On October 10, 2013, the New York Court of Appeals, in Soto v. J. Crew Inc., et al., unanimously affirmed both the trial court and the Appellate Division, First Department, and held an employee of a commercial cleaning contractor was not engaged in “cleaning” under New York Labor Law § 240(1) (also known as the “Scaffold Law”), when he fell from a four-foot-tall A-frame ladder while attempting to dust a six-foot-tall display shelf at a retail store and, therefore, was precluded from recovery for his injuries against the store and the building owner.
Labor Law § 240(1) imposes a nondelegable duty and absolute liability upon owners and contractors for failing to provide safety devices necessary for workers that are subjected to certain elevation-related risks. To recover under Labor Law § 240(1), the injured worker must establish: (i) he was engaged in a covered activity, i.e., erection, demolition, repairing, altering, painting, cleaning or pointing of a building structure; and (ii) he was injured as a direct result of not having adequate protection from elevation-related risks.
In Soto, the plaintiff brought suit against the retail store and the building owner based upon various theories, including the violation of Labor Law § 240(1), alleging he sustained injuries while engaged in a commercial cleaning activity. On appeal to New York’s highest court, the Court of Appeals unanimously affirmed the lower courts, finding the Legislature did not intend for the Scaffold Law to provide coverage to injured employees engaged in all cleaning activities occurring in a commercial setting.

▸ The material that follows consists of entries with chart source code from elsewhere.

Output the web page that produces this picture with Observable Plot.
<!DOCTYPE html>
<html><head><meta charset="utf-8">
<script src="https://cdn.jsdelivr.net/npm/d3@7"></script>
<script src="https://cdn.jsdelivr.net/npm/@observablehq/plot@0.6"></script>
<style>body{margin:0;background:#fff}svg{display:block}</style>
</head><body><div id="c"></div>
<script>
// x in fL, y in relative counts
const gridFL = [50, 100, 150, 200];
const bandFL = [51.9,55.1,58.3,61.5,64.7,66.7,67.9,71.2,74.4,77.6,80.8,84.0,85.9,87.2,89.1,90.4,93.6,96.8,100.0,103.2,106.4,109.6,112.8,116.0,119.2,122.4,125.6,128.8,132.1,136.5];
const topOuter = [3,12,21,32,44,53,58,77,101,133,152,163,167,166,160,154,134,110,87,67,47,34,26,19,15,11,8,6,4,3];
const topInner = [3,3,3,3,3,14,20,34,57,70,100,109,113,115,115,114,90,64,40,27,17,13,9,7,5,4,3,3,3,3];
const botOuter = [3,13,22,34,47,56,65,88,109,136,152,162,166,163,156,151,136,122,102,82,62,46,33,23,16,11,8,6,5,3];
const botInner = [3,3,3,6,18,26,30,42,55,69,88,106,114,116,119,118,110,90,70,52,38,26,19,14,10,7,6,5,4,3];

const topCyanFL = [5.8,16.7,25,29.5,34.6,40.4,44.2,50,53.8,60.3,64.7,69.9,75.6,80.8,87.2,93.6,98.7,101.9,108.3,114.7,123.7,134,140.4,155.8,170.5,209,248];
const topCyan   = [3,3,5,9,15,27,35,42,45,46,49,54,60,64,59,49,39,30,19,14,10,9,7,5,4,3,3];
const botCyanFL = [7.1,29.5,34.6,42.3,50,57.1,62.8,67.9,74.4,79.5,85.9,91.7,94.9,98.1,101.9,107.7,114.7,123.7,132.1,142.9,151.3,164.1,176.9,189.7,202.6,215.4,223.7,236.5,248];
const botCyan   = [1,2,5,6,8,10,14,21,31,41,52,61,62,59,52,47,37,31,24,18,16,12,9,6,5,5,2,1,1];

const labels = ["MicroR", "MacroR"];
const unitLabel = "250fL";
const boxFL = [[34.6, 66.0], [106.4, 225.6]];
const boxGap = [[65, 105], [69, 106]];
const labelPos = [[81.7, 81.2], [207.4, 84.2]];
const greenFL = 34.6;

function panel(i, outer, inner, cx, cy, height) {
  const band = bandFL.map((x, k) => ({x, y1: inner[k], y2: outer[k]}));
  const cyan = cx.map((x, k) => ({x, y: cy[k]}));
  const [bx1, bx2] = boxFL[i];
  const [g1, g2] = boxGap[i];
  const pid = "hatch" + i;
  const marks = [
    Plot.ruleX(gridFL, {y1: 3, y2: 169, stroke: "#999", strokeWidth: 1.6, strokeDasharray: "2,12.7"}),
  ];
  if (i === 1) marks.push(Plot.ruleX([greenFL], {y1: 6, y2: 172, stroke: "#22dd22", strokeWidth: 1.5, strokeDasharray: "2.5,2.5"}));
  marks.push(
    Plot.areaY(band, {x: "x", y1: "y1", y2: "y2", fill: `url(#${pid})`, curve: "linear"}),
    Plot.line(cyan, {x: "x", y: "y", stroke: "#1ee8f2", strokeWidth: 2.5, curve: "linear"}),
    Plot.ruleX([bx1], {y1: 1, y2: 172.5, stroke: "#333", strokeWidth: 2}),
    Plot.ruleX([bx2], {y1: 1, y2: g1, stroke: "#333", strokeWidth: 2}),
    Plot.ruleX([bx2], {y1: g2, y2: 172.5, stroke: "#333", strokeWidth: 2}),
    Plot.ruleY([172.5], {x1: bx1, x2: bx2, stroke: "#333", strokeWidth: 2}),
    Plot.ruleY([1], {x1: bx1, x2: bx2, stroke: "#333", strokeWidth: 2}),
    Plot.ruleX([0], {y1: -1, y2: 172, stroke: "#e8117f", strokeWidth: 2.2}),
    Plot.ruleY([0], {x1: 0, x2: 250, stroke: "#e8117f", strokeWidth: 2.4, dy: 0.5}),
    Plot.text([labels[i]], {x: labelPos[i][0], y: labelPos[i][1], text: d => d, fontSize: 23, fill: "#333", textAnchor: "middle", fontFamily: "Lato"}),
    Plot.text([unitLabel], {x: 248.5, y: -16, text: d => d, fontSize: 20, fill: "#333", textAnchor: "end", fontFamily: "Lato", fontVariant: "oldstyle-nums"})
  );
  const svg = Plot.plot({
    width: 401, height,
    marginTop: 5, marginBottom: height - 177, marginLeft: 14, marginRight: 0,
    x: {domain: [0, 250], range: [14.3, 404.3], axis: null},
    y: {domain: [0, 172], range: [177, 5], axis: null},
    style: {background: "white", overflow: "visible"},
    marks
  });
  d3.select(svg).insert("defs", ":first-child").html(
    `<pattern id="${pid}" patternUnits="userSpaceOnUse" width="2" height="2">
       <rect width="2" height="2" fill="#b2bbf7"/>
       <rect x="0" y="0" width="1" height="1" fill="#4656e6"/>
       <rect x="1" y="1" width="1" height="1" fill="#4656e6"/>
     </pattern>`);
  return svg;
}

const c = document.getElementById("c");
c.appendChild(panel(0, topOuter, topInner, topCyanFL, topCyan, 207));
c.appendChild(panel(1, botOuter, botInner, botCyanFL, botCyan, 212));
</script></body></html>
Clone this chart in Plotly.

Rather, “routine, household window washing”-type activities, such as the dusting performed by the plaintiff, do not fall within the purview of the Scaffold Law.
To clarify the reach of the Scaffold Law, the cour, set forth the following guidepost of activities that do not qualify as “cleaning” within the purview of Labor Law § 240(1): (i) routine activities such as the ordinary maintenance and care provided to a commercial property on a frequent and recurring basis; (ii) activities that do not require specialized equipment or expertise nor the unusual deployment of labor; (iii) activities involving insignificant elevation risks comparable to those inherent in typical domestic or household cleaning; and (iv) activities that are unrelated to an ongoing construction, renovation, painting, alteration or repair project.
Applying the above factors to the instant matter, the Court of Appeals agreed with the lower courts, finding the plaintiff’s dusting of a six-foot-high display shelf did not fall within the ambit of Labor Law § 240(1), but rather, was a mere routine task, with no specialized equipment, knowledge or tools, that involved a height differential analogous to the cleaning of a home, and had no relation to any construction activity.
The instant decision demonstrates the intent of the Court of Appeals to limit any further expansion of the Scaffold Law in the context of commercial cleaning based upon its distinction between covered and non-covered cleaning activities. As a matter of practice, by providing a list, which focuses on those “cleaning” activities that fall outside of the statute as opposed to those that fall within the statute, New York courts, going forward, are granted far less discretion in their interpretation and application of the Scaffold Law in the context of “cleaning.”